Outgoing information commissioner Elizabeth Denham has told MPs the government is sending out the wrong messages on freedom-of-information and called for transparency laws to be updated.
She also told members of parliament’s Public Administration and Constitutional Affairs Committee she was taken aback by the Cabinet Office’s lack of openness about its so-called “clearing house” for Freedom of Information Act requests.
Denham’s five-year term at the helm of the Information Commissioner’s Office ends next week and she was giving evidence to PACAC for its inquiry into the clearing house, which campaigners claim blocks requests from some journalists and tells departments how to answer FOIs. But her comments covered wider ground.
She also took aim at ministers’ proposals to exempt some new public bodies from the Freedom of Information Act 2000, which came into law in 2005 and underpins FOIs.
Denham said she was perturbed about proposals from the Department for Business, Energy and Industrial Strategy for the new Advanced Research and Invention Agency – the brainchild of Dominic Cummings – to be placed beyond the remit of the act. She added that plans for a new environment body to be positioned similarly outside its scope were also problematic.
“I am concerned when new public bodies are created that are not subject to the same transparency requirements as other public bodies,” she said.
“When ministers are advocating for public bodies to be exempted from the act, that kind of tone from the top… that’s not a respectful tone about the importance of freedom of information. And I’m passionate about freedom of information: it’s part of our democracy.”
She said: “Ministers and the government of the day are not walking the talk when it comes to the importance of freedom of information.”
Clearing house concerns
Responding to MPs questions on the Cabinet Office’s FOI clearing house, Denham said it was possible that the operation provided a fair and impartial service but that without an independent review of its activities it was impossible to say.
She said her office had offered to conduct a voluntary audit of the clearing house, but the Cabinet Office had declined the proposal.
“It could be entirely legitimate – we just don’t know,” she said of the clearing house. “There needs to be transparency about the transparency process.”
She added: “People will continue to be suspicious until an independent agency can have a look.”
“I was surprised when our offer of conducting an independent audit was turned down,” she said.
“I think the Cabinet Office missed an opportunity there because we would have gone in and provided evidence of the way that it actually operates in a way that would be helpful to ease some of the concerns and the opaqueness.

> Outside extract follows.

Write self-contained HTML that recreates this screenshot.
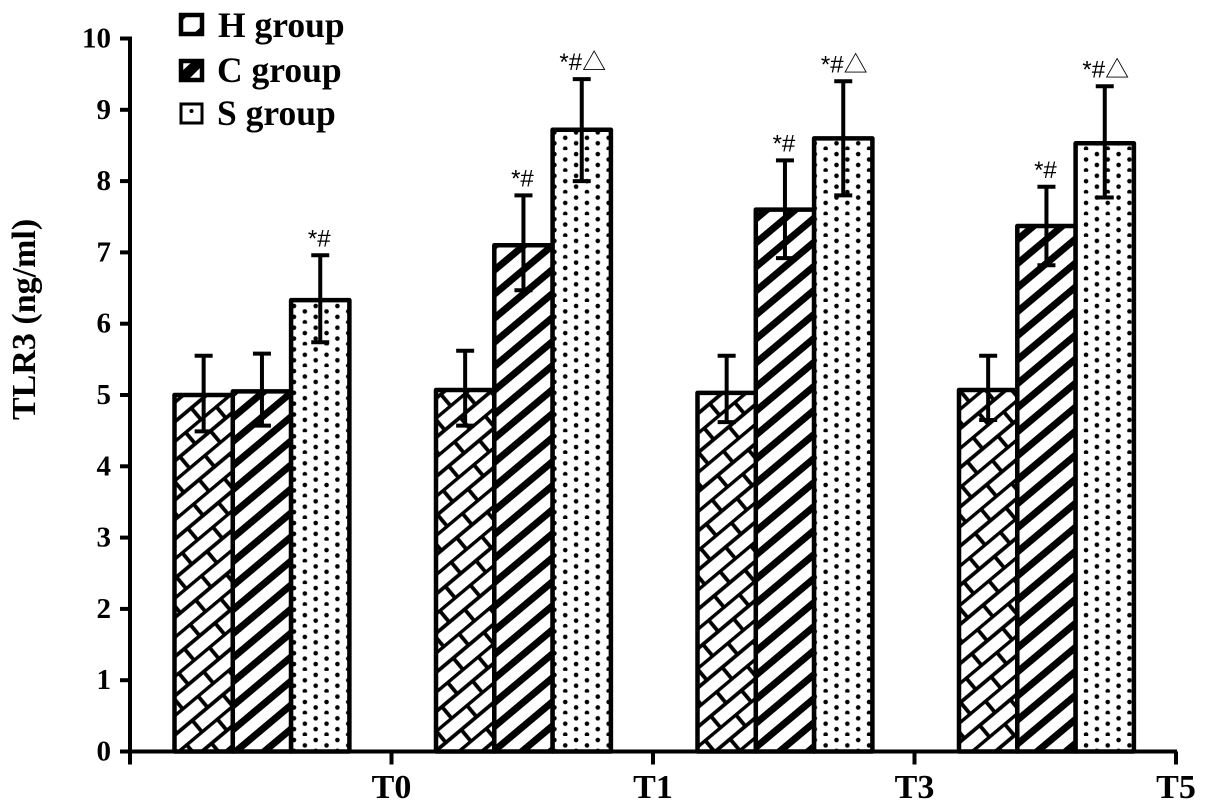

“I think it’s just increased suspicion of the clearing house as opposed to allowing us in the doors as a regulator to reveal to the public how it actually operates.”
After the session, a Cabinet Office spokesperson said the department's clearing house function had existed since 2004 “to ensure consistency in responses to information requests”.
“We are conducting an internal review on the way clearing house is run to ensure it is effective and as transparent as possible,” they added.
Need for reform
Denham said that almost 17 years after the FOIA came into full effect, it was clear that the legislation had not been kept up to date to reflect changes in the way government is delivered or respond to the expectations of citizens.
“This country needs modernisation of the act across the board, and that takes a deeper dive into looking at legislation around the world and where the best practices are,” she told MPs.
“There’s all kinds of international norms and measurements out there for who has the best FOI law and the UK law is slipping behind.”
Denham said there was a strong case for extending the remit of the FOIA to cover private sector companies delivering public services.
“The reality of the delivery of government services involves so much of the private sector now,” she said.
“But the scope of the act doesn’t adequately cover private sector businesses that are delivering public services. That’s a huge challenge, and I’ve seen statistics that say up to 30% of public services are delivered under private sector contracts, but those bodies are not subject to the law.”
Denham told MPs that when private sector firms had contracts to deliver public services they were “standing in the shoes of a public body in delivering those same services”. She said that where the value of contracts exceeded a particular threshold they should be subject to the FOIA. Denham proposed a figure of £5m.
ICO resources ‘stretched as far as they can go’
Denham said resourcing for the ICO had also failed to keep track with the times and said it would be the “first issue” her successor as information commissioner, John Edwards, faced in post.
“We’re at a tipping point. The elastic band has stretched as far as it can and now we’re contributing to – I think – some of the misery that applicants are feeling right now,” she said, referring to complaints about delayed or unanswered FOI request responses that go on to make up much of the ICO’s casework.
Denham said earlier in the session that her office – which is funded by grant-in-aid and sponsored by the Department for Digital, Culture Media and Sport – had seen its finances cut while its workload increased.
“The resources that my office have are 40% less than what we had in 2010 and at the same time our requests have increased by a third,” she said.
“We’ve used every creative move that we can think of, but without more power and more resources, the oversight of the act is not fit for purpose.”